-- begin RECORDS FOR PROCESSING --

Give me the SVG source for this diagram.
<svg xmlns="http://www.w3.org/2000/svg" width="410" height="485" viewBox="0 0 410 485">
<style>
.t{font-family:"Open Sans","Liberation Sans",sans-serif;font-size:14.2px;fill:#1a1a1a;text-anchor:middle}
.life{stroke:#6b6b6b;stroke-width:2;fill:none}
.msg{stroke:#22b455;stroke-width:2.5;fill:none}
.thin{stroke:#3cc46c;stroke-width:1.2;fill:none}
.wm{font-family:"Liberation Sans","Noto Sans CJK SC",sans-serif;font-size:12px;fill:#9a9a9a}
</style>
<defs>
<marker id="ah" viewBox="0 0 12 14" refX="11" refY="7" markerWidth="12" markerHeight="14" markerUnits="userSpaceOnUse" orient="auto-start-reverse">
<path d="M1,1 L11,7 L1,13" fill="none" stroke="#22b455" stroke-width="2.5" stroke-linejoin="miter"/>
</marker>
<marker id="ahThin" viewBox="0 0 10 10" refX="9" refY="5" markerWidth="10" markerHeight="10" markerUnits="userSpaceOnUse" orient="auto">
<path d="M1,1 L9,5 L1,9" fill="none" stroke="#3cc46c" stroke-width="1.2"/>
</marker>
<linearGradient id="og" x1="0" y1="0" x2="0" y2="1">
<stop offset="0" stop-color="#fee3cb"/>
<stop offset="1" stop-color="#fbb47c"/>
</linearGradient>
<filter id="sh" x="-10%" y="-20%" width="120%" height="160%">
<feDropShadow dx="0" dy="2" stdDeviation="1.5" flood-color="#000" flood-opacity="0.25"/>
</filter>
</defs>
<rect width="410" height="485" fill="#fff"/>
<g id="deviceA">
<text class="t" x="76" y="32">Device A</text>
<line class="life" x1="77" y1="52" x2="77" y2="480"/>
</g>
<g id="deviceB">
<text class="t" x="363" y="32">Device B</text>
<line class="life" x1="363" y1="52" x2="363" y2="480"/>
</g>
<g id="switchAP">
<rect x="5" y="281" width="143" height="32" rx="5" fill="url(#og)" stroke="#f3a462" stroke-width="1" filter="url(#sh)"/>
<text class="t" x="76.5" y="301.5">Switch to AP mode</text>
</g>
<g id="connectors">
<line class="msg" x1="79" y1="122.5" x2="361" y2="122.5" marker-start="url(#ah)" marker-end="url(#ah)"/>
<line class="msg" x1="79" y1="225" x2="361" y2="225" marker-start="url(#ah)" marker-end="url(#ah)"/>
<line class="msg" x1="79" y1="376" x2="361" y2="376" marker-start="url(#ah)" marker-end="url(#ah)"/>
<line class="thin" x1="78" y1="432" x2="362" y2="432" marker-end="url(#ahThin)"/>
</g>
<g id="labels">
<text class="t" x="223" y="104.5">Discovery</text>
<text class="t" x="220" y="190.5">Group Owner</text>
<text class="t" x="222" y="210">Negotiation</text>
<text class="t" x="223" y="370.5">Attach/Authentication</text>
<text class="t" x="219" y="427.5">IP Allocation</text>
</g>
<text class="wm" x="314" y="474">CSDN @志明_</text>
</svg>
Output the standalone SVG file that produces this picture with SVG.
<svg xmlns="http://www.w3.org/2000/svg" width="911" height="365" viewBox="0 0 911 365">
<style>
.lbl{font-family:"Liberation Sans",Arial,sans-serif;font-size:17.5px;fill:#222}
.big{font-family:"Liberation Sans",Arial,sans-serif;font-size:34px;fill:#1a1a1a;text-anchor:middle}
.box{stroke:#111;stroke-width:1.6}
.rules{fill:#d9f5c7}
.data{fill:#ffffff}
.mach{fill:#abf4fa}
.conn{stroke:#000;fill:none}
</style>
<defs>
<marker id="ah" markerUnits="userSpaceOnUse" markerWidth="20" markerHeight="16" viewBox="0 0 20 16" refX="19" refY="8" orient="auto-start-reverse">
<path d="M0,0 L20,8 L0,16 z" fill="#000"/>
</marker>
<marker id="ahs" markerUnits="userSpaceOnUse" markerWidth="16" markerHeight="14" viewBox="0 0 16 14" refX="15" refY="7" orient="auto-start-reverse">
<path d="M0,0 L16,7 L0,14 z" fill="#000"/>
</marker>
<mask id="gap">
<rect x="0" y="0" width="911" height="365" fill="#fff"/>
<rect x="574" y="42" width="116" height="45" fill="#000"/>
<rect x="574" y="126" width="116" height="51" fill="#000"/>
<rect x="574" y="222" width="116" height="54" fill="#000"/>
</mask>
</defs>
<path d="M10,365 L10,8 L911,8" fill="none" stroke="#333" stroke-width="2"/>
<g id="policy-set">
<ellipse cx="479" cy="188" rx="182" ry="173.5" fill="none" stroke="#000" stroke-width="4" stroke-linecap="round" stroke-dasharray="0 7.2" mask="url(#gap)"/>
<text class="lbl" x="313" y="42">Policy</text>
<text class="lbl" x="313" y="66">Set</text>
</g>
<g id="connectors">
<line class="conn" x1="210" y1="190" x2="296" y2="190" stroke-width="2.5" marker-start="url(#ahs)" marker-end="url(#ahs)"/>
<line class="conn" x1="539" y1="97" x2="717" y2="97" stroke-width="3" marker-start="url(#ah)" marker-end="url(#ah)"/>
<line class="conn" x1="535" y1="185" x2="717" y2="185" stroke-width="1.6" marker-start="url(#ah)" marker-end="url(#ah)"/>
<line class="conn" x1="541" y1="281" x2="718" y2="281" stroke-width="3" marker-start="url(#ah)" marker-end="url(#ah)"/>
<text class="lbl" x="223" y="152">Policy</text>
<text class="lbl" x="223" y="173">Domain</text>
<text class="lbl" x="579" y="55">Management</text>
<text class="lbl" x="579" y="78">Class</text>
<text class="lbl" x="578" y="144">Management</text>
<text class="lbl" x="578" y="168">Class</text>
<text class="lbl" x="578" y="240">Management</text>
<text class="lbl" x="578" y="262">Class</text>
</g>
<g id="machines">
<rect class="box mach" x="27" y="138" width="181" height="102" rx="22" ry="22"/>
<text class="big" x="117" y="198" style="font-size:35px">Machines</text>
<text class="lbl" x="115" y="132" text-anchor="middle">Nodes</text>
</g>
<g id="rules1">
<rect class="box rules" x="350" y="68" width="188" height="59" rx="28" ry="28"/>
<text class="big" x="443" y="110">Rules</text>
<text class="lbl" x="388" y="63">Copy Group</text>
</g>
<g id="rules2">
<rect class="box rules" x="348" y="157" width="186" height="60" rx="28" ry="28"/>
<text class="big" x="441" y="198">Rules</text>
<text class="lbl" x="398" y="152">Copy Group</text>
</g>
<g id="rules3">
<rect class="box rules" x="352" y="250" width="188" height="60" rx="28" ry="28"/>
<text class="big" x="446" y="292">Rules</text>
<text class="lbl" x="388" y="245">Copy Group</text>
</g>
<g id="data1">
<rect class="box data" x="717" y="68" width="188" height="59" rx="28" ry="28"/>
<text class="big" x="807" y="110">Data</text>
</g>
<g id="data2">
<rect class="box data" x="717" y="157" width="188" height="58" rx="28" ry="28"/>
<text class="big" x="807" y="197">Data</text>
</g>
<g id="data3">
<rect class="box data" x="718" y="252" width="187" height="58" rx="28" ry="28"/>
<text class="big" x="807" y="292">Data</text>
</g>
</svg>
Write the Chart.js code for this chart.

-- end RECORDS FOR PROCESSING --

WORK TO BE COMPLETED – Among the records above, how many lines carry the string "this"? Reply with the number alone.

ANSWER FOR THE TASK – 3